When the Pandemic Forced Me to Cancel My Honeymoon, My Husband and I Decided to Do Freak Shit in the Park

My husband and I are just one of many couples who had to change plans because of the Coronavirus. Though an exotic trip was out of reach, we found a way to celebrate locally that took some of the sting out of our canceled plans. We realized we didn’t need some exotic locale to celebrate the union of two souls—all we needed was a little public sloppy gloppy under park picnic shelter #5.


Though we were sad to miss out on a tropical vacation, there were several upsides to taking our honeymoon in the local park: For example, our loved ones were able to participate in our erotic celebration in a way they never would’ve been able to otherwise. Our friends and family formed a protective circle around us with their cars, shielding us from the prying eyes of park employees and bringing us to a bone-rattling climax with their horns.


Had we gone on the honeymoon we’d planned, we would’ve been confined to our hotel room. Instead, we got to be fucked up in every part of the park. We weren’t tied down to one room, or one bed. We were tying each other up on the bike racks, tumbling nude down the slides, juicing each other dry under a 200-year old maple tree. There was no need to buy plane tickets, pay for expensive drinks, or even get a permit. All we had to do was outrun the guy who kept asking us if we had a permit.
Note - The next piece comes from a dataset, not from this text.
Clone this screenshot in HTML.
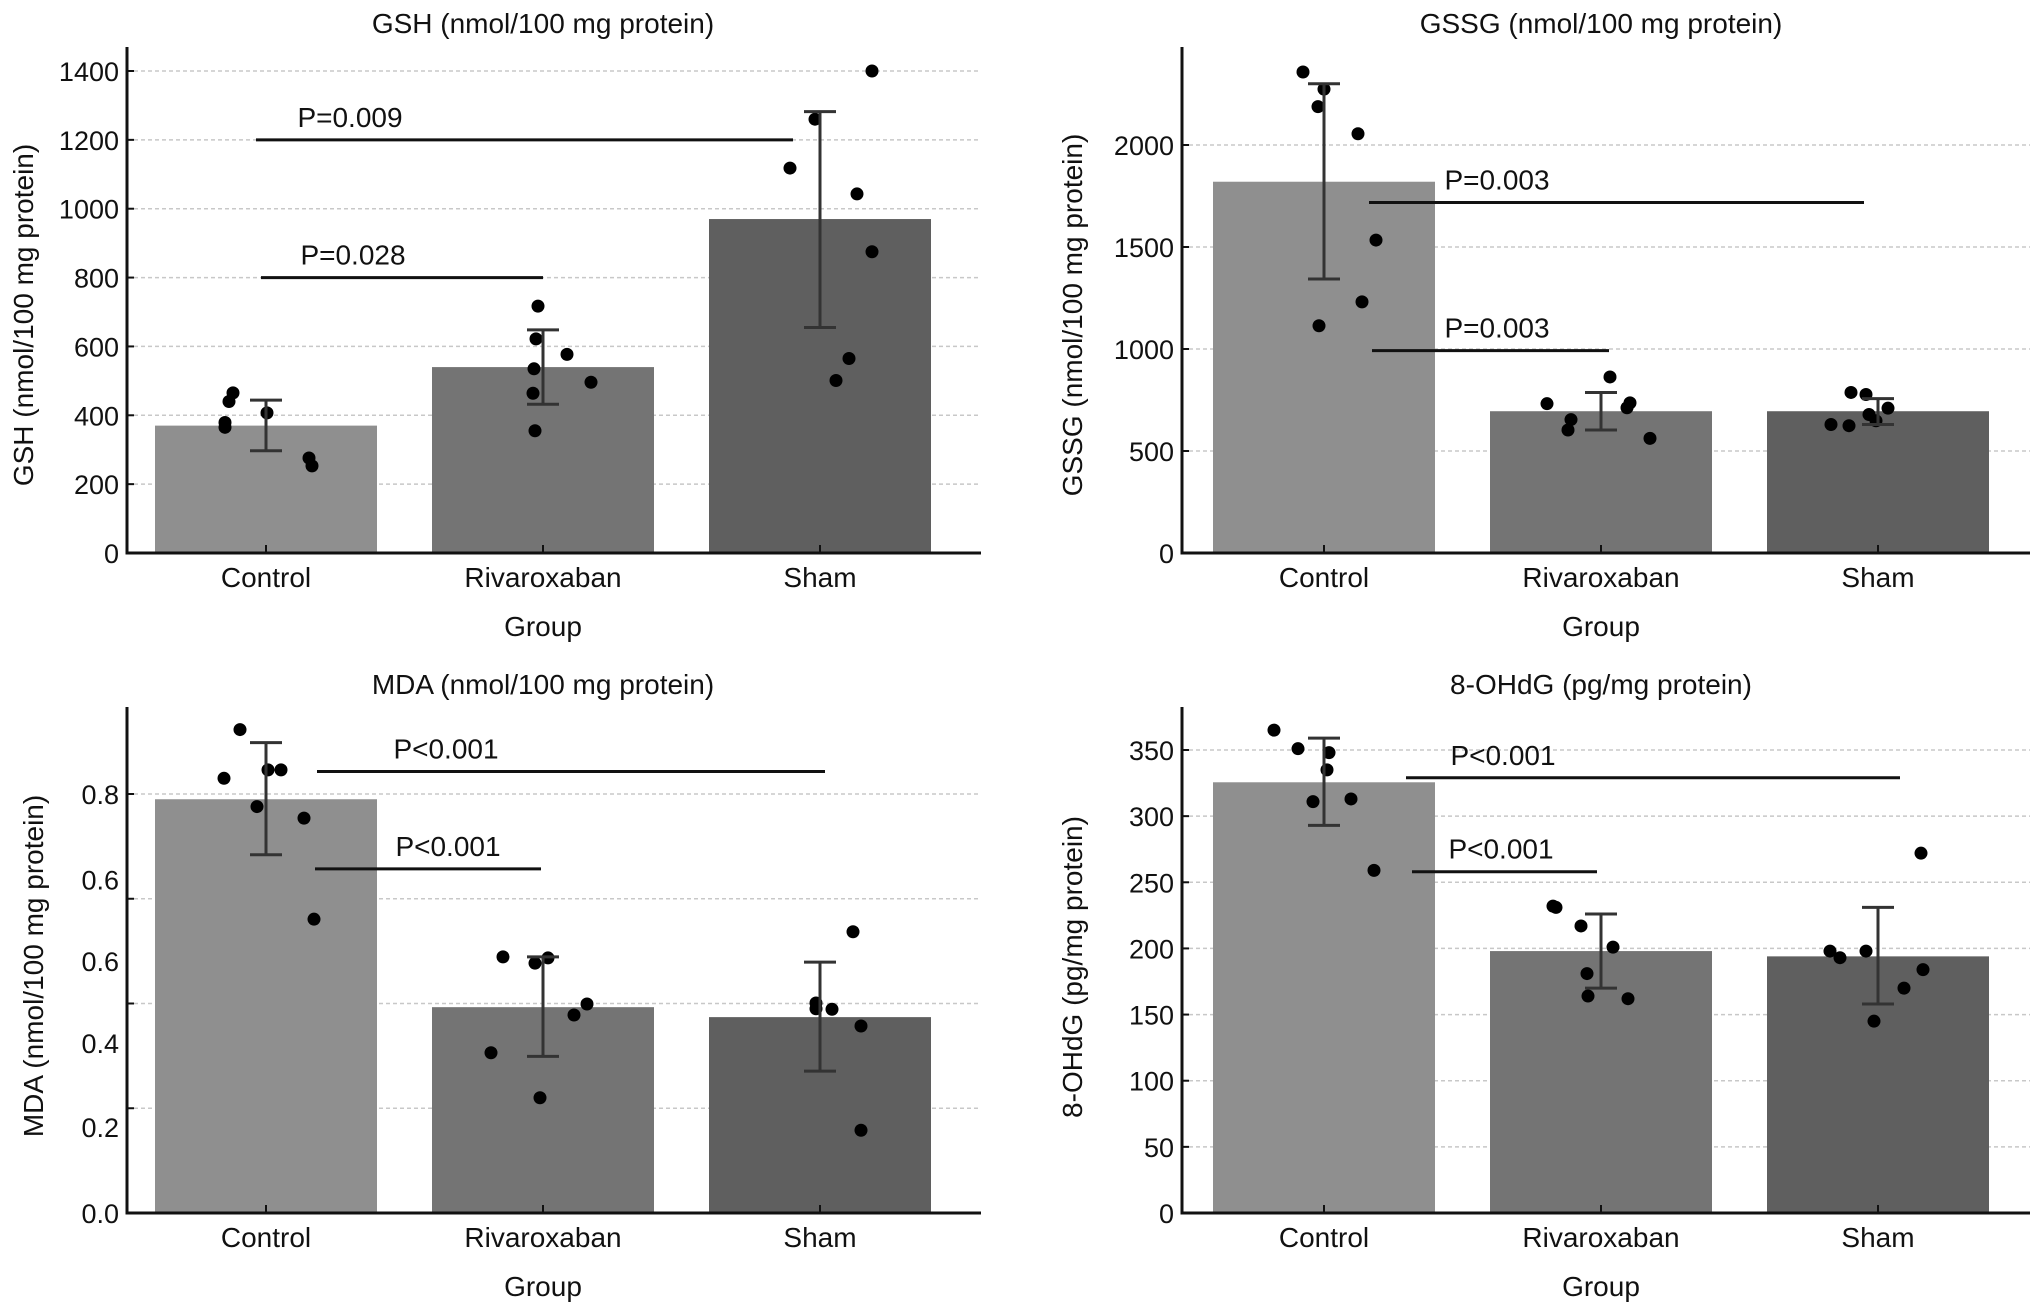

A great marriage is built on communication, and there’s nothing that’ll test a couple’s communication like a last-minute change of plans or role-playing doctor/patient in a crowded wading pool. After all, love isn’t about grand gestures or huge expenses, it’s about that drippy drippy in a place where you can definitely get arrested. Great love is flexible enough to adapt to changed plans or investigate the sexual possibilities of a tire swing.



Coronavirus changed everything for people worldwide. Millions of couples were left to pick up the pieces of our long-dreamt of plans. It wasn’t easy, but with enough imagination, lubrication, props, costumes, stretching, and a topographical map of the park, we were able to have the fluid-soaked fever dream we always wanted—right here at home.